Q: My wife and I recently paid off our car. Should I take the monthly payment that I used to use for the car and put it in our money market savings account or bump up my 401(k) contribution to the maximum $15,500? I’m hesitant to do the latter in this shaky economy, but I know it’s better to buy stocks when they are low and save for a long time. I’m 28 years old and have been contributing to my 401(k) for over three years now.
–Sam Berkes, Peoria Heights, Illinois
A: Before I answered Sam’s question I had a few of my own. So I e-mailed them to him. Here’s what I asked:
- Do you have any credit card debt?
- Do you have any student loan debt?
- Do you have three to six months living expenses saved up?
- Do you have any kids and, if so, do you have a college savings account for them?

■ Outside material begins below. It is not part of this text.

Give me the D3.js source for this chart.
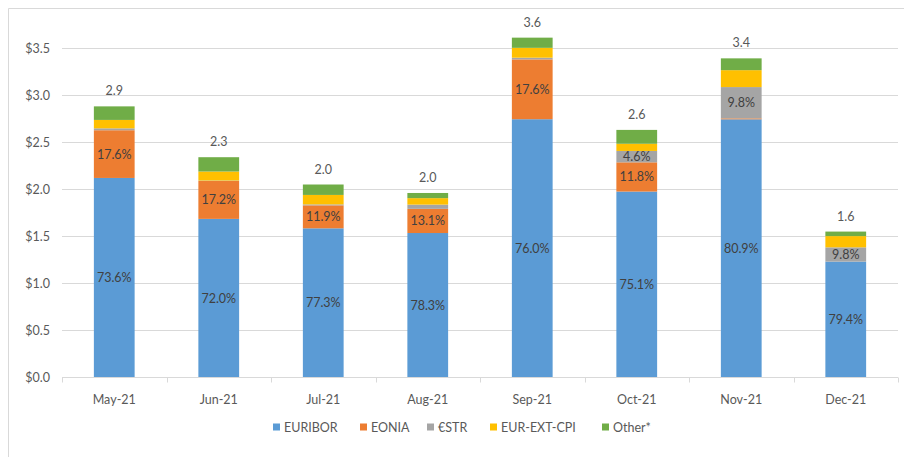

Sam answered the following:
“No credit card debt. We pay them off every month.”
Student loan debt: “I have $13,600 left to pay off ($126 payment per month). My wife has around $7,000 (about $70 payment per month).”
“We have a three-month expense fund saved up, and the $300 I used to pay for the car every month now goes into the savings account instead.”
They don’t have any children.
“So the root of the question, I guess, should have been what do I do with that extra $300? It’s a problem I like having, but I don’t have any direction,” Sam said.
Now, with more information, I can answer his question better.
My advice: Aggressively pay down the student loan debt.
You see, Sam and his wife are doing a great job handling their finances. They have the major bases covered. They don’t carry month-to-money credit card debt. They have an emergency fund. He—and I suspect his wife—is saving well for his retirement and at an early stage in his career.
So, next, is to get rid of that pet rock, i.e. the student loan debt.
It never ceases to amaze me how people think nothing of keeping this debt around for years. I don’t care if the debt is at zero percent interest, it’s still bondage.
Just consider, together, they have $20,600 in student loan debt. Why not treat that debt like a car loan and get rid of it just as fast?
I suggest Sam (and you) use the “What Is the Impact of Making Extra Payments on My Debt?” calculator on this site.
By using the calculator, you can find out how much you’ll save by making extra payments. In Sam’s case, that can be thousands of dollars.
So, I would take the extra $300 and pay off the student loans early. In this economy, the less debt you have (coupled with ample savings) the better off you are.